In this context, I think it's clear that the word "any" means "all." This is consistent with definition 1b from Merriam-Webster's entry on "ANY":

: EVERY —used to indicate one selected without restriction

Any child would know that.

In your sample text, the phrase used is "any cars," although it would have the same meaning if it said "any car," in which case "any car" would mean "every car" in line with Merriam-Webster above. ("Every" is restricted to singular usage, even when the meaning is similar to "all.")

Cambridge Dictionary's grammar guide calls this the "strong form" of the word "any," which carries the meaning of "it does not matter which." They give as examples:

We could choose any colours we wanted.

(Meaning: "All" colors were available for choosing.)

When you make a late booking, you don’t know where you’re going to go, do you? It could be any destination.

(Meaning: "All" destinations are applicable to this discussion.

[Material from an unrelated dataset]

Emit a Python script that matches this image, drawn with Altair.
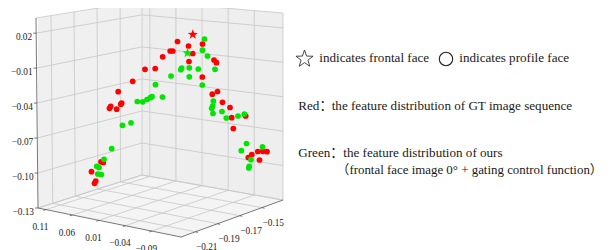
import math
import altair as alt
import pandas as pd

# ---------------- data (projected screen positions) ----------------
red_x = [177.5, 188.5, 202.5, 170.2, 172.8, 162.7, 192.7, 189.0, 214.0, 216.5,
         145.0, 155.2, 202.3, 132.7, 118.2, 212.3, 217.5, 121.7, 120.8, 110.7,
         109.5, 116.7, 222.5, 230.0, 231.7, 245.7, 233.3, 101.0, 103.3, 91.5,
         95.7, 94.5, 248.3, 251.8, 257.8, 262.8, 267.0, 259.5]
red_y = [41.5, 46.0, 44.0, 51.0, 51.0, 56.8, 53.5, 61.5, 60.0, 62.7,
         69.3, 68.5, 77.0, 81.3, 91.7, 94.2, 91.5, 103.0, 104.2, 106.3,
         108.3, 109.2, 102.3, 107.5, 117.7, 116.0, 128.5, 161.8, 162.5, 171.7,
         181.0, 183.3, 157.5, 154.5, 151.5, 151.3, 151.7, 160.0]
green_x = [204.5, 202.5, 207.5, 181.7, 180.8, 189.3, 198.3, 215.0, 171.0, 189.3,
           202.3, 155.5, 162.5, 137.3, 142.7, 147.0, 150.3, 152.0, 131.0, 122.5,
           213.3, 212.7, 211.7, 213.0, 222.0, 226.3, 238.0, 244.3, 111.7, 104.0,
           96.7, 99.0, 97.8, 101.3, 246.5, 241.3, 262.5, 251.0, 249.2, 248.8]
green_y = [39.0, 50.2, 56.0, 68.0, 69.7, 67.8, 69.0, 69.3, 76.0, 76.8,
           85.0, 84.7, 97.0, 101.5, 101.8, 99.5, 97.7, 96.7, 122.8, 125.3,
           101.0, 106.0, 108.3, 113.5, 111.5, 118.0, 116.0, 114.0, 148.7, 159.3,
           166.3, 167.5, 174.0, 174.5, 143.5, 150.7, 146.8, 159.7, 166.3, 168.0]
star_x = [192.8, 187.5]
star_y = [34.5, 53.0]
star_series = ["Red", "Green"]

# axis ticks
z_ticks = [0.02, -0.01, -0.04, -0.07, -0.10, -0.13]
z_labels = ["0.02", "\u22120.01", "\u22120.04", "\u22120.07", "\u22120.10", "\u22120.13"]
y_ticks = [0.11, 0.06, 0.01, -0.04, -0.09]
y_labels = ["0.11", "0.06", "0.01", "\u22120.04", "\u22120.09"]
x_ticks = [-0.21, -0.19, -0.17, -0.15]
x_labels = ["\u22120.21", "\u22120.19", "\u22120.17", "\u22120.15"]
X_RANGE = (-0.223, -0.131)
Y_RANGE = (0.125, -0.145)
Z_RANGE = (-0.13, 0.033)

# ---------------- 3D box projection (layout) ----------------
CORNERS = {
    (0, 0, 0): (38, 208), (1, 0, 0): (142, 175), (0, 1, 0): (181, 237), (1, 1, 0): (283, 200),
    (0, 0, 1): (36, 18), (1, 0, 1): (142, 1), (0, 1, 1): (177, 30), (1, 1, 1): (283, 13),
}


def P(u, v, w):
    sx = sy = 0.0
    for (a, b, c), (px, py) in CORNERS.items():
        wt = (u if a else 1 - u) * (v if b else 1 - v) * (w if c else 1 - w)
        sx += wt * px
        sy += wt * py
    return sx, sy


def nu(x):
    return (x - X_RANGE[0]) / (X_RANGE[1] - X_RANGE[0])


def nv(y):
    return (y - Y_RANGE[0]) / (Y_RANGE[1] - Y_RANGE[0])


def nw(z):
    return (z - Z_RANGE[0]) / (Z_RANGE[1] - Z_RANGE[0])


# five-pointed star symbol path in the unit square
_pts = []
for k in range(10):
    r = 1.0 if k % 2 == 0 else 0.40
    ang = math.radians(-90 + 36 * k)
    _pts.append((r * math.cos(ang), r * math.sin(ang)))
STAR = "M" + " L".join(f"{x:.3f},{y:.3f}" for x, y in _pts) + " Z"

W, H = 595, 242
XS = alt.Scale(domain=[8, 8 + W], nice=False, zero=False)
YS = alt.Scale(domain=[8 + H, 8], nice=False, zero=False)


def X(f="x"):
    return alt.X(f, type="quantitative", scale=XS, axis=None)


def Y(f="y"):
    return alt.Y(f, type="quantitative", scale=YS, axis=None)


# panes
def face_area(pts, color):
    df = pd.DataFrame(pts, columns=["x", "y", "y2"])
    return alt.Chart(df).mark_area(color=color, opacity=1, interpolate="linear").encode(
        x=X(), y=Y(), y2="y2:Q")


Lb, Bb, Fb, Rb = P(0, 0, 0), P(1, 0, 0), P(0, 1, 0), P(1, 1, 0)
Lt, Bt, Rt = P(0, 0, 1), P(1, 0, 1), P(1, 1, 1)
left_wall = face_area([(Lb[0], Lt[1], Lb[1]), (Bb[0], Bt[1], Bb[1])], "#f0f0f0")
right_wall = face_area([(Bb[0], Bt[1], Bb[1]), (Rb[0], Rt[1], Rb[1])], "#eeeeee")


def lerp_y(p, q, x):
    t = (x - p[0]) / (q[0] - p[0])
    return p[1] + t * (q[1] - p[1])


floor_pts = [
    (Lb[0], Lb[1], Lb[1]),
    (Bb[0], Bb[1], lerp_y(Lb, Fb, Bb[0])),
    (Fb[0], lerp_y(Bb, Rb, Fb[0]), Fb[1]),
    (Rb[0], Rb[1], Rb[1]),
]
floor = face_area(floor_pts, "#f4f4f4")

# grid lines
segs = []
for xt in x_ticks:
    u = nu(xt)
    segs.append((*P(u, 0, 0), *P(u, 0, 1)))
    segs.append((*P(u, 0, 0), *P(u, 1, 0)))
for zt in z_ticks:
    w = nw(zt)
    segs.append((*P(0, 0, w), *P(1, 0, w)))
    segs.append((*P(1, 0, w), *P(1, 1, w)))
for yt in y_ticks:
    v = nv(yt)
    segs.append((*P(1, v, 0), *P(1, v, 1)))
    segs.append((*P(0, v, 0), *P(1, v, 0)))
# pane edges
segs += [(*Lt, *Bt), (*Bt, *Rt), (*Bb, *Bt), (*Rb, *Rt), (*Lb, *Bb), (*Bb, *Rb)]
grid_df = pd.DataFrame(segs, columns=["x", "y", "x2", "y2"])
grid = alt.Chart(grid_df).mark_rule(color="#c6c6c6", strokeWidth=0.8).encode(
    x=X(), y=Y(), x2="x2:Q", y2="y2:Q")

# axis lines and ticks
ax_segs = [(*Lb, *Lt), (*Lb, *Fb), (*Fb, *Rb)]
for zt in z_ticks:
    px, py = P(0, 0, nw(zt))
    ax_segs.append((px, py, px - 3, py))
for yt in y_ticks:
    px, py = P(0, nv(yt), 0)
    ax_segs.append((px, py, px - 2.6, py + 0.8))
for xt in x_ticks:
    px, py = P(nu(xt), 1, 0)
    ax_segs.append((px, py, px + 2.6, py + 0.6))
axes_df = pd.DataFrame(ax_segs, columns=["x", "y", "x2", "y2"])
axes = alt.Chart(axes_df).mark_rule(color="#555555", strokeWidth=0.8).encode(
    x=X(), y=Y(), x2="x2:Q", y2="y2:Q")

lab_rows = []
for zt, lab in zip(z_ticks, z_labels):
    px, py = P(0, 0, nw(zt))
    lab_rows.append((px - 4, py + 4, lab, "right"))
for yt, lab in zip(y_ticks, y_labels):
    px, py = P(0, nv(yt), 0)
    lab_rows.append((px - 5.5, py + 17.7, lab, "center"))
for xt, lab in zip(x_ticks, x_labels):
    px, py = P(nu(xt), 1, 0)
    lab_rows.append((px + 11.3, py + 15, lab, "center"))
lab_df = pd.DataFrame(lab_rows, columns=["x", "y", "t", "a"])
tick_labels = []
for a in ["right", "center"]:
    tick_labels.append(
        alt.Chart(lab_df[lab_df.a == a]).mark_text(
            font="Liberation Serif", fontSize=9.3, color="#222222", align=a, baseline="middle"
        ).encode(x=X(), y=Y(), text="t:N"))

# points
COLORS = alt.Scale(domain=["Red", "Green"], range=["#ff0000", "#00e600"])
pts = pd.DataFrame({
    "x": red_x + green_x,
    "y": red_y + green_y,
    "s": ["Red"] * len(red_x) + ["Green"] * len(green_x),
})
dots = alt.Chart(pts).mark_point(filled=True, opacity=1, size=33, shape="circle").encode(
    x=X(), y=Y(), color=alt.Color("s:N", scale=COLORS, legend=None))
stars_df = pd.DataFrame({"x": star_x, "y": star_y, "s": star_series})
stars = alt.Chart(stars_df).mark_point(filled=True, opacity=1, size=110, shape=STAR).encode(
    x=X(), y=Y(), color=alt.Color("s:N", scale=COLORS, legend=None))

# legend / annotation text
TXT = dict(font="Liberation Serif, Noto Sans CJK SC", fontSize=13.1, color="#1a1a1a",
           align="left", baseline="alphabetic")
ann_x = [319.3, 459.3, 298.3, 331.7, 298.3, 343.3]
ann_y = [61.7, 61.7, 110.0, 110.0, 156.7, 156.7]
ann_t = ["indicates frontal face", "indicates profile face", "Red\uff1a",
         "the feature distribution of GT image sequence", "Green\uff1a",
         "the feature distribution of ours"]
ann_df = pd.DataFrame({"x": ann_x, "y": ann_y, "t": ann_t})
ann = alt.Chart(ann_df).mark_text(**TXT).encode(x=X(), y=Y(), text="t:N")
ann2_df = pd.DataFrame({"x": [336.5], "y": [174.0],
                        "t": ["\uff08frontal face image 0\u00b0 + gating control function\uff09"]})
ann2 = alt.Chart(ann2_df).mark_text(**{**TXT, "fontSize": 12.9}).encode(x=X(), y=Y(), text="t:N")

icon_df = pd.DataFrame({"x": [304.5, 446.0], "y": [59.0, 59.0], "sh": ["star", "circle"]})
icon_star = alt.Chart(icon_df[icon_df.sh == "star"]).mark_point(
    shape=STAR, size=324, filled=False, color="#333333", strokeWidth=0.9, opacity=1
).encode(x=X(), y=Y())
icon_circle = alt.Chart(icon_df[icon_df.sh == "circle"]).mark_point(
    shape="circle", size=180, filled=False, color="#222222", strokeWidth=1.1, opacity=1
).encode(x=X(), y=Y())

chart = alt.layer(
    left_wall, right_wall, floor, grid, axes, *tick_labels, dots, stars, ann, ann2,
    icon_star, icon_circle
).properties(width=W, height=H, autosize="none", padding=0).configure_view(stroke=None)

chart.save("out.html", embed_options={"renderer": "svg", "actions": False})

There are no destinations that are exceptions to this statement.)

In other words, "any cars" means that no matter which cars are selected for consideration, they must follow the requirements listed. In my mind, the meaning of "any" in this type of case is similar to saying that if you hypothetically did a spot check and selected a car at random that fit that description, then that car would need to follow the requirements listed -- and you have to imagine that the spot check could be repeated an infinite number of times, such that all of the cars that match the description would eventually be checked in the spot check.